The Department of Homeland Security's Cybersecurity and Infrastructure Security Agency (CISA) issued a directive Wednesday for federal agencies to establish vulnerability disclosure policies in the next 180 calendar days. A growing number of technology manufacturers have implemented vulnerability disclosure policies (VDP) and programs in recent years to take advantage of third-party research and reporting of security vulnerabilities in their products and networks.
CISA's Binding Operational Directive 20-01 requires the VDPs to include which internet-accessible production systems or services are in scope initially, with a requirement that all internet-accessible systems or services must be in scope by the two-year mark. The directive also requires agencies to determine which types of testing are and are not allowed (as well as a statement preventing the disclosure of any personally identifiable information discovered by a third party) and how to submit vulnerability reports.
Perhaps most importantly, the CISA directive requires VDPs to include "a commitment to not recommend or pursue legal action against anyone for security research activities that the agency concludes represents a good faith effort to follow the policy, and deem that activity authorized," as well as a statement to set expectations to reporters for when to anticipate acknowledgement of their reports from the agency and an issuance date.
The directive also notes that by the 180-day mark, agencies must "develop or update vulnerability disclosure handling procedures to support the implementation of the VDP." This includes describing how vulnerabilities will be tracked over time until resolution, setting timelines for the complete process from acknowledgement to fix and more.
As opposed to a traditional bug bounty program, researchers will not be paid by agencies for discovering and reporting vulnerabilities. However, several federal agencies and departments have launched or expanded their own bug bounty programs.

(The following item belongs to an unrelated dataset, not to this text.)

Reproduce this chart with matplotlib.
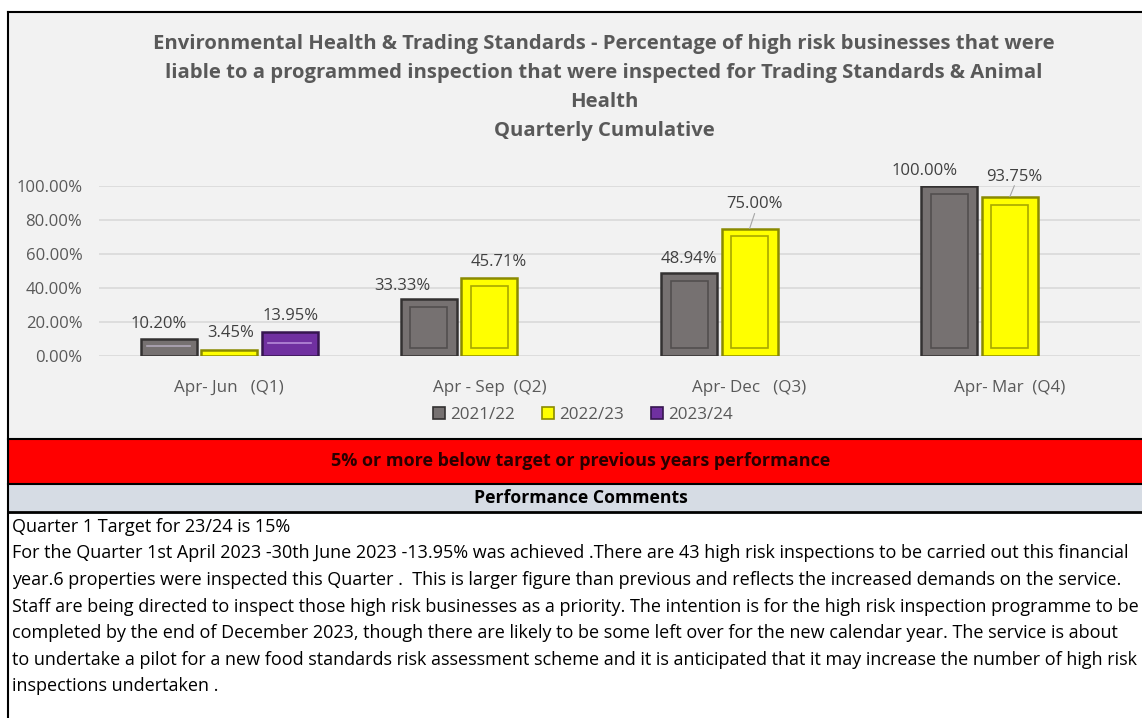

The beginning of CISA's directive touches on negative effects of not having defined programs and policies for vulnerability disclosures in place. Effects include the reporter not knowing how to report a vulnerability, the reporter having no confidence the vulnerability is being fixed and the reporter being afraid of legal action.
"To many in the information security community, the federal government has a reputation for being defensive or litigious in dealing with outside security researchers. Compounding this, many government information systems are accompanied by strongly worded legalistic statements warning visitors against unauthorized use. Without clear, warm assurances that good faith security research is welcomed and authorized, researchers may fear legal reprisal, and some may choose not to report at all," the directive reads.
A blog post from CISA assistant director Brian Ware notes that "VDPs are a good security practice and have quickly become industry-standard," and that the directive "is different from others we've issued, which have tended to be more technical -- technological -- in nature."
"At its core, BOD 20-01 is about people and how they work together. That might seem like odd fodder for a cybersecurity directive, but it's not. Cybersecurity is really more about people than it is about computers, and understanding the human element is key to defending today and securing tomorrow," Ware wrote.